Interviews tend to generate original pieces of information and quotable tidbits that end up appearing on other sources.
Any time another blogger wants to quote you or your interviewee, they’ll link to your original interview and use the quote you originated.
Once you start interviewing, you can develop an ongoing content series, possibly connected under a recurring theme. If you do this, it will be much easier to retain and grow a sub-following that is committed to tuning into your ongoing interviews. These recurring audience members will grow to become loyal to your brand, and your company is going to reap the results.
Interviews aren’t just about bolstering the authority of your company or getting more organic or social traffic. Engaging with major thought leaders and influencers in your industry is a key opportunity to expand your own horizons and develop your own skills. By asking insightful questions and getting to know these people as individuals in the context of interviews, you’ll become a better-rounded professional, and you’ll be able to advance yourself as a thought leader.
If you’ve never conducted an interview before and you’re feeling nervous, don’t worry. Interviews are simple, and you don’t need to be an expert in order to conduct one successfully.
Your first step is to find great potential interviewees. Start looking for major influencers in your industry or community, and reach out to them using personal connections or social media interactions. In most cases, social influencers are more than happy to be interviewed—it’s a flattering request, more often than not.
Next, spend some serious time writing up critical and thought-provoking questions.
Research what others have done in interviews before you, and make it a point to ask unique and practical questions. Be sure to include at least a few questions specific to your interviewee.
Before you conduct the actual interview, do a mock interview with a coworker or friend to practice your familiarity with the questions, your poise, and your pacing. If you’re just getting started with interviews, it’s a good idea to only post a written transcript once the interview is over. After you’ve had some practice, you can move on to audio or video interviews, and eventually move to live streams.
Work to actively circulate your interviews once complete. Make yourself known as an interviewing authority.
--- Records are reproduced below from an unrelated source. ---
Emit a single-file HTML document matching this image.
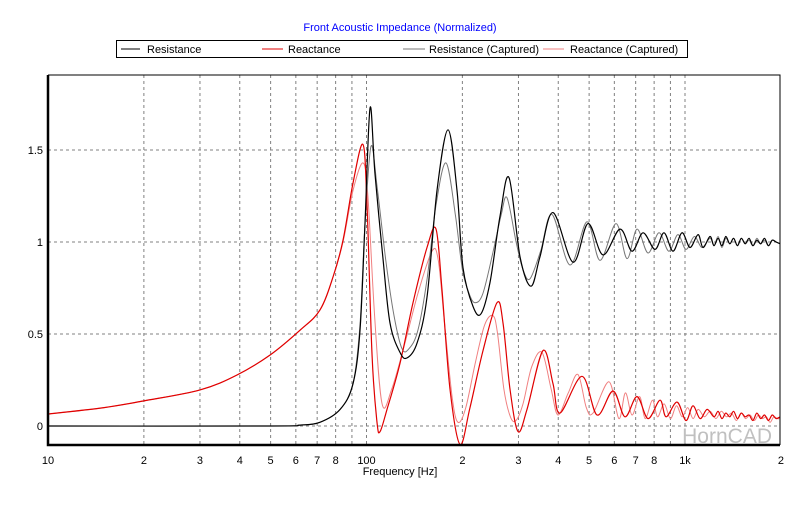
<!DOCTYPE html>
<html><head><meta charset="utf-8">
<style>
body{margin:0;background:#fff;}
svg text{font-family:"Liberation Sans",sans-serif;}
</style></head>
<body>
<svg id="chart" width="800" height="500" viewBox="0 0 800 500" xmlns="http://www.w3.org/2000/svg">
<rect width="800" height="500" fill="#fff"/>
<text x="400" y="31" font-size="11" fill="#0000ff" text-anchor="middle">Front Acoustic Impedance (Normalized)</text>
<g>
<rect x="116.5" y="40.5" width="571" height="17" fill="#fff" stroke="#000" stroke-width="1"/>
<g><line x1="121" y1="49" x2="140" y2="49" stroke="#000"/><text x="147" y="53" font-size="11">Resistance</text></g>
<g><line x1="262" y1="49" x2="283" y2="49" stroke="#e00000"/><text x="288" y="53" font-size="11">Reactance</text></g>
<g><line x1="403" y1="49" x2="425" y2="49" stroke="#777"/><text x="429" y="53" font-size="11">Resistance (Captured)</text></g>
<g><line x1="543" y1="49" x2="564" y2="49" stroke="#f08080"/><text x="570" y="53" font-size="11">Reactance (Captured)</text></g>
</g>
<g id="grid"></g>
<g id="series"></g>
<g id="axes"></g>
<text x="772" y="443" font-size="21" fill="#c0c0c0" text-anchor="end">HornCAD</text>
<text x="400" y="475" font-size="11" text-anchor="middle">Frequency [Hz]</text>
</svg>
<script>
const xTickFreqs=[10,20,30,40,50,60,70,80,100,200,300,400,500,600,700,800,1000,2000];
const xTickLabels=["10","2","3","4","5","6","7","8","100","2","3","4","5","6","7","8","1k","2"];
const xGridFreqs=[20,30,40,50,60,70,80,90,200,300,400,500,600,700,800,900];
const yTicks=[0,0.5,1,1.5];
const yTickLabels=["0","0.5","1","1.5"];

const resFreq=[10,50,61.8,71.4,82.6,90.7,95.4,98.9,102.6,106.3,112.5,118.5,127.4,134.1,144.1,154.9,166.5,180.3,192.4,200.9,216,228.8,244.2,262.5,280.2,303.4,328.5,350.5,385.1,445.1,496.1,552.8,625.2,681.9,738.3,805.3,859.4,917.2,978.6,1037,1099,1139,1198,1233,1270,1306,1343,1382,1421,1461,1502,1545,1589,1634,1680,1728,1777,1827,1879,1932,1990];
const resVal=[0,0,0.005,0.02,0.09,0.23,0.52,1.10,1.73,1.37,0.92,0.56,0.40,0.37,0.45,0.70,1.28,1.61,1.28,0.86,0.65,0.61,0.78,1.14,1.35,0.92,0.76,0.92,1.16,0.89,1.10,0.93,1.07,0.95,1.05,0.96,1.05,0.95,1.05,0.97,1.04,0.97,1.03,0.98,1.02,0.98,1.03,0.99,1.02,0.98,1.02,0.99,1.02,0.98,1.01,0.99,1.02,0.98,1.01,1.0,0.99];

const resCapFreq=[10,50,61.8,71.4,82.6,90.7,95.4,98.9,103.3,108,115,122,129.3,136,145,155,165.3,177.7,190,200,210,219.1,232,250,265,276.1,295,310,326.1,352,382.3,435.5,492.5,541,607.4,657.7,707,765.5,828.9,890,950,1007,1070,1130,1198,1233,1270,1306,1343,1382,1421,1461,1502,1545,1589,1634,1680,1728,1777,1827,1879,1932,1990];
const resCapVal=[0,0,0.005,0.02,0.09,0.23,0.55,1.10,1.52,1.30,0.90,0.60,0.42,0.42,0.52,0.80,1.20,1.43,1.15,0.85,0.72,0.67,0.72,0.95,1.15,1.24,1.0,0.85,0.80,0.95,1.15,0.875,1.11,0.90,1.10,0.91,1.07,0.94,1.05,0.95,1.04,0.96,1.03,0.97,1.02,0.98,1.03,0.97,1.02,0.99,1.02,0.98,1.02,0.99,1.01,0.98,1.02,0.99,1.01,0.98,1.01,1.0,0.99];

const reaFreq=[10,15,19.9,30,39.2,49.8,61.8,71.4,78.5,84.4,90.7,97.5,100.4,104.1,107.9,110.3,116,127.4,140,154.9,165.3,172.6,182.9,196.6,211.3,232.2,256.9,268.3,282.2,299,319.1,358.3,385.1,405.1,475,529.4,594.3,648.2,707,765.5,834.9,872,944.2,1007,1059,1115,1173,1233,1270,1306,1343,1382,1421,1461,1502,1545,1589,1634,1680,1728,1777,1827,1879,1932,1990];
const reaVal=[0.065,0.10,0.136,0.196,0.277,0.386,0.52,0.63,0.81,1.01,1.32,1.53,1.19,0.38,0.02,-0.03,0.09,0.34,0.67,0.97,1.07,0.74,0.20,-0.10,0.10,0.41,0.67,0.56,0.20,-0.03,0.09,0.41,0.23,0.07,0.27,0.06,0.19,0.05,0.16,0.04,0.14,0.05,0.13,0.03,0.11,0.04,0.09,0.05,0.08,0.04,0.07,0.05,0.08,0.04,0.07,0.05,0.06,0.03,0.07,0.04,0.06,0.03,0.06,0.04,0.05];

const reaCapFreq=[10,15,19.9,30,39.2,49.8,61.8,71.4,78.5,84.4,90.7,97.5,101,106,111.9,120,132,145,160.6,168,176,186,193.8,205,220,235,249.6,258,270,283,294.7,310,330,355.6,380,399.3,430,461.5,490,514.3,577.4,620,650,681.9,720,750,790,820,860,900,940,980,1020,1060,1100,1150,1200,1250,1300,1350,1400,1450,1500,1550,1600,1650,1700,1750,1800,1850,1900,1950,1990];
const reaCapVal=[0.065,0.10,0.136,0.196,0.277,0.386,0.52,0.63,0.81,1.0,1.28,1.43,1.25,0.60,0.12,0.20,0.45,0.72,0.95,0.90,0.55,0.15,0.02,0.10,0.35,0.55,0.60,0.50,0.20,0.05,0.03,0.12,0.32,0.40,0.20,0.06,0.18,0.28,0.10,0.07,0.24,0.04,0.18,0.06,0.16,0.04,0.14,0.05,0.12,0.04,0.11,0.05,0.10,0.04,0.09,0.05,0.08,0.04,0.08,0.05,0.07,0.03,0.07,0.04,0.06,0.03,0.06,0.04,0.05,0.02,0.05,0.04,0.04];

const L=48,R=780,T=75,B=445,DEC=318.5;
function xs(f){return L+(Math.log10(f)-1)*DEC;}
function ys(v){return 426-v*184;}
const NS='http://www.w3.org/2000/svg';
function mk(tag,attrs,parent){const e=document.createElementNS(NS,tag);for(const k in attrs)e.setAttribute(k,attrs[k]);parent.appendChild(e);return e;}
const grid=document.getElementById('grid'),axes=document.getElementById('axes'),series=document.getElementById('series');
mk('rect',{x:L,y:T,width:R-L,height:B-T,fill:'#fff'},grid);
xGridFreqs.forEach(f=>{const l=mk('line',{x1:xs(f),x2:xs(f),y1:T,y2:B,stroke:'#808080','stroke-dasharray':'3,3','stroke-width':1},grid);

});
[100,1000].forEach(f=>{const l=mk('line',{x1:xs(f),x2:xs(f),y1:T,y2:B,stroke:'#808080','stroke-dasharray':'3,3'},grid);

});
yTicks.forEach((v,i)=>{const l=mk('line',{x1:L,x2:R,y1:ys(v),y2:ys(v),stroke:'#808080','stroke-dasharray':'3,3'},grid);


const t=mk('text',{x:L-5,y:ys(v)+4,'font-size':11,'text-anchor':'end'},axes);t.textContent=yTickLabels[i];

});
xTickFreqs.forEach((f,i)=>{const t=mk('text',{x:xs(f),y:464,'font-size':11,'text-anchor':'middle'},axes);t.textContent=xTickLabels[i];

});
function line(fr,va,color,name,w){
const P=fr.map((f,i)=>[xs(f),ys(va[i])]);
let d='M'+P[0][0].toFixed(1)+','+P[0][1].toFixed(1);
for(let i=0;i<P.length-1;i++){
const p0=P[Math.max(0,i-1)],p1=P[i],p2=P[i+1],p3=P[Math.min(P.length-1,i+2)];
const k=1/6;
const c1=[p1[0]+(p2[0]-p0[0])*k,p1[1]+(p2[1]-p0[1])*k];
const c2=[p2[0]-(p3[0]-p1[0])*k,p2[1]-(p3[1]-p1[1])*k];
d+='C'+c1[0].toFixed(1)+','+c1[1].toFixed(1)+' '+c2[0].toFixed(1)+','+c2[1].toFixed(1)+' '+p2[0].toFixed(1)+','+p2[1].toFixed(1);}
const p=mk('path',{d:d,fill:'none',stroke:color,'stroke-width':w,'stroke-linejoin':'round'},series);

}
line(reaCapFreq,reaCapVal,'#f08080','reactance-captured-line',1);
line(resCapFreq,resCapVal,'#777777','resistance-captured-line',1);
line(reaFreq,reaVal,'#e00000','reactance-line',1.2);
line(resFreq,resVal,'#000000','resistance-line',1.2);
const fr=mk('path',{d:`M${L},${T}H${R}V${B}`,fill:'none',stroke:'#000','stroke-width':1},axes);


const ax=mk('path',{d:`M${L},${T}V${B}H${R}`,fill:'none',stroke:'#000','stroke-width':2.5},axes);


</script>
</body></html>
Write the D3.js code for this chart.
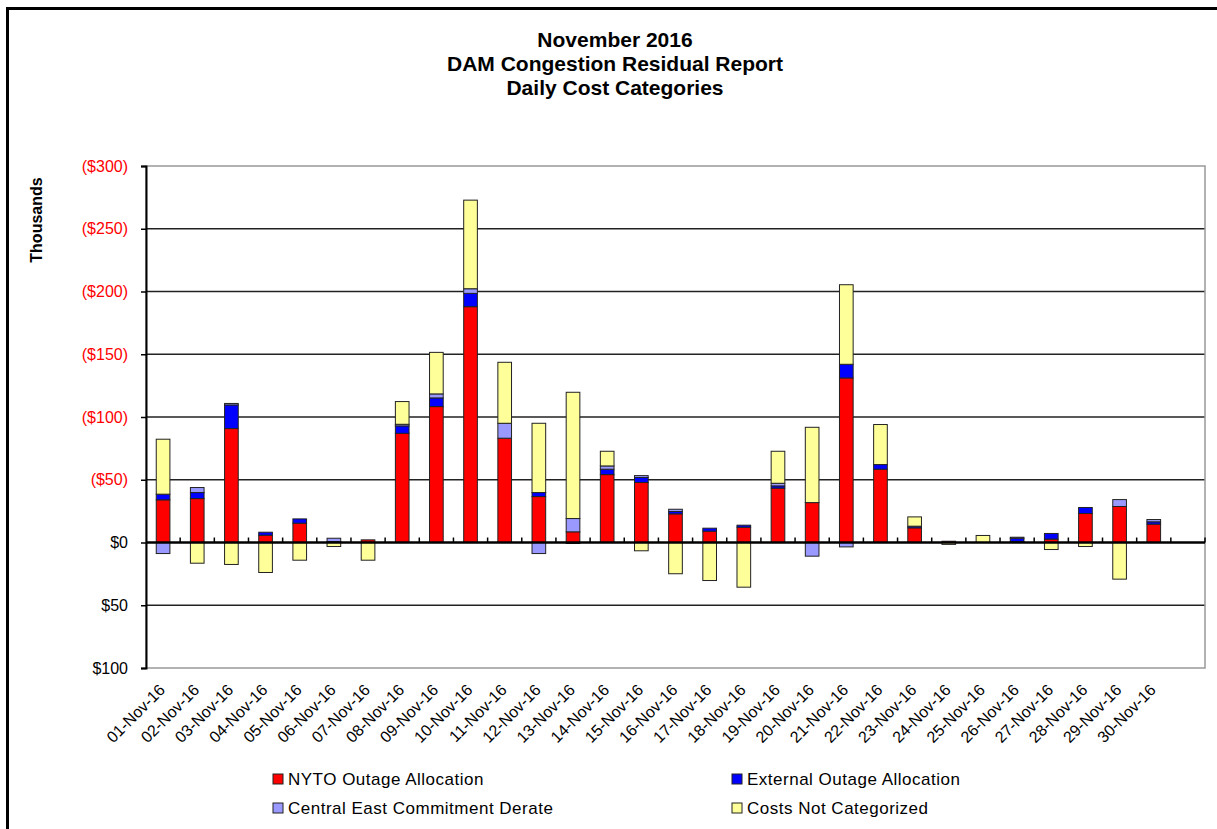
<!DOCTYPE html>
<html>
<head>
<meta charset="utf-8">
<script src="https://cdn.jsdelivr.net/npm/d3@7"></script>
<style>
  body { margin: 0; background: #fff; }
  svg { display: block; font-family: "Liberation Sans", Arial, sans-serif; }
</style>
</head>
<body>
<svg id="chart" width="1217" height="829"></svg>
<script>
// thousands of dollars; costs (negative) plot upward as ($...)
const days = ["01-Nov-16","02-Nov-16","03-Nov-16","04-Nov-16","05-Nov-16","06-Nov-16","07-Nov-16","08-Nov-16","09-Nov-16","10-Nov-16",
  "11-Nov-16","12-Nov-16","13-Nov-16","14-Nov-16","15-Nov-16","16-Nov-16","17-Nov-16","18-Nov-16","19-Nov-16","20-Nov-16",
  "21-Nov-16","22-Nov-16","23-Nov-16","24-Nov-16","25-Nov-16","26-Nov-16","27-Nov-16","28-Nov-16","29-Nov-16","30-Nov-16"];

const nytoOutage = [-34.0,-35.0,-90.8,-5.8,-15.4,0,-2.1,-87.0,-108.3,-187.9,
  -83.1,-36.6,-8.5,-54.1,-47.8,-22.8,-9.0,-12.2,-43.3,-31.8,
  -131.1,-58.4,-11.7,-1.0,0,-0.8,-2.7,-23.1,-28.7,-14.6];
const externalOutage = [-4.5,-4.8,-18.8,-2.4,-3.4,-0.8,0,-5.9,-6.9,-10.6,
  0,-3.2,0.8,-4.3,-4.0,-1.9,-2.4,-1.6,-1.8,0,
  -10.9,-3.7,-1.3,0,0,-2.5,-4.5,-4.8,0,-1.9];
const centralEast = [8.8,-4.0,-1.2,0,0,-2.6,0,-1.3,-3.2,-3.7,
  -11.9,8.8,-10.6,-2.6,-1.5,-1.8,0,0,-2.1,10.9,
  3.5,0,0,0,0,-0.9,0,0,-5.5,-1.8];
const notCategorized = [-43.8,16.5,17.5,23.9,14.1,3.2,14.1,-18.1,-33.1,-70.6,
  -48.6,-55.2,-100.6,-11.7,6.6,24.9,30.3,35.6,-25.5,-60.0,
  -63.4,-31.9,-7.4,1.5,-5.6,0,5.6,3.2,29.2,0];

const seriesNames = ["NYTO Outage Allocation","External Outage Allocation","Central East Commitment Derate","Costs Not Categorized"];
const seriesColors = ["#FF0000","#0000FF","#9999FF","#FFFF99"];
const yTicks = [-300,-250,-200,-150,-100,-50,0,50,100];

const svg = d3.select("#chart");
const plotLeft = 146, plotRight = 1205, plotTop = 166, plotBottom = 668;

// outer chart frame
svg.append("rect").attr("x", 7.5).attr("y", 8.5).attr("width", 1240).attr("height", 900)
  .attr("fill", "none").attr("stroke", "#000").attr("stroke-width", 3);

// title
const titleLines = ["November 2016", "DAM Congestion Residual Report", "Daily Cost Categories"];
svg.append("g").selectAll("text").data(titleLines).join("text")
  .attr("x", 615).attr("y", (d, i) => 47 + i * 24)
  .attr("text-anchor", "middle").attr("font-weight", "bold").attr("font-size", 21)
  .text(d => d);

const keys = ["nyto", "ext", "ce", "nc"];
const rows = days.map((d, i) => ({
  day: d, nyto: nytoOutage[i], ext: externalOutage[i], ce: centralEast[i], nc: notCategorized[i]
}));

const x = d3.scaleBand().domain([...days, ""]).range([plotLeft, plotRight]).paddingInner(0.6).paddingOuter(0.3);
const y = d3.scaleLinear().domain([-300, 100]).range([plotTop, plotBottom]);
const step = x.step(), bw = x.bandwidth();

// gridlines
svg.append("g").selectAll("line").data(yTicks.filter(v => v !== 0 && v !== -300 && v !== 100)).join("line")
  .attr("x1", plotLeft).attr("x2", plotRight).attr("y1", d => y(d)).attr("y2", d => y(d))
  .attr("stroke", "#222").attr("stroke-width", 1.3);

// plot border
svg.append("rect").attr("x", plotLeft).attr("y", plotTop).attr("width", plotRight - plotLeft).attr("height", plotBottom - plotTop)
  .attr("fill", "none").attr("stroke", "#999").attr("stroke-width", 1.5);

// stacked bars
const stacked = d3.stack().keys(keys).offset(d3.stackOffsetDiverging)(rows);
svg.append("g").selectAll("g").data(stacked).join("g")
  .attr("fill", (d, i) => seriesColors[i])
  .selectAll("rect").data(d => d.filter(p => p[1] - p[0] !== 0)).join("rect")
  .attr("x", d => x(d.data.day))
  .attr("width", bw)
  .attr("y", d => Math.min(y(d[0]), y(d[1])))
  .attr("height", d => Math.abs(y(d[1]) - y(d[0])))
  .attr("stroke", "#222").attr("stroke-width", 1);

// y axis
const yAxis = d3.axisLeft(y).tickValues(yTicks).tickSize(5)
  .tickFormat(v => v < 0 ? `($${-v})` : `$${v}`);
const yg = svg.append("g").attr("transform", `translate(${plotLeft},0)`).call(yAxis);
yg.select(".domain").attr("stroke", "#000").attr("stroke-width", 2);
yg.selectAll(".tick line").attr("stroke", "#000").attr("stroke-width", 1.5);
yg.selectAll(".tick text").attr("font-size", 16).attr("font-family", "Liberation Sans, Arial, sans-serif")
  .attr("x", -18).attr("fill", d => d < 0 ? "#FF0000" : "#000");

// zero line with category ticks
svg.append("line").attr("x1", plotLeft).attr("x2", plotRight).attr("y1", y(0)).attr("y2", y(0))
  .attr("stroke", "#000").attr("stroke-width", 2.5);
svg.append("g").selectAll("line").data(days.concat([""])).join("line")
  .attr("x1", d => x(d) - (step - bw) / 2 + step).attr("x2", d => x(d) - (step - bw) / 2 + step)
  .attr("y1", y(0) - 5).attr("y2", y(0))
  .attr("stroke", "#000").attr("stroke-width", 1.5);

// x labels
svg.append("g").selectAll("text").data(days).join("text")
  .attr("transform", d => `translate(${x(d) + bw / 2 + 3},691) rotate(-45)`)
  .attr("text-anchor", "end").attr("font-size", 16)
  .text(d => d);

// y axis title
svg.append("text").attr("transform", "translate(42,220) rotate(-90)")
  .attr("text-anchor", "middle").attr("font-weight", "bold").attr("font-size", 16)
  .text("Thousands");

// legend
const legendPos = [[273, 779], [732, 779], [273, 808], [732, 808]];
const lg = svg.append("g").selectAll("g").data(seriesNames).join("g")
  .attr("transform", (d, i) => `translate(${legendPos[i][0]},${legendPos[i][1]})`);
lg.append("rect").attr("x", 0).attr("y", -5).attr("width", 10).attr("height", 10)
  .attr("fill", (d, i) => seriesColors[i]).attr("stroke", "#222").attr("stroke-width", 1);
lg.append("text").attr("x", 15).attr("y", 6).attr("font-size", 17).attr("letter-spacing", 0.5).text(d => d);
</script>
</body>
</html>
Your interviewees will offer significant help in this effort, but you must take it upon yourself to get the greatest visibility for your work.
Start integrating interviews into your regular content schedule immediately.
Even offering one new interview a month will go a long way in boosting your other content and making your brand a greater authority in your industry.
If your industry doesn’t have many companies implementing such interviews, your opportunity is even greater.
Get an edge over the competition by offering a type of content that they’ve simply left on the table.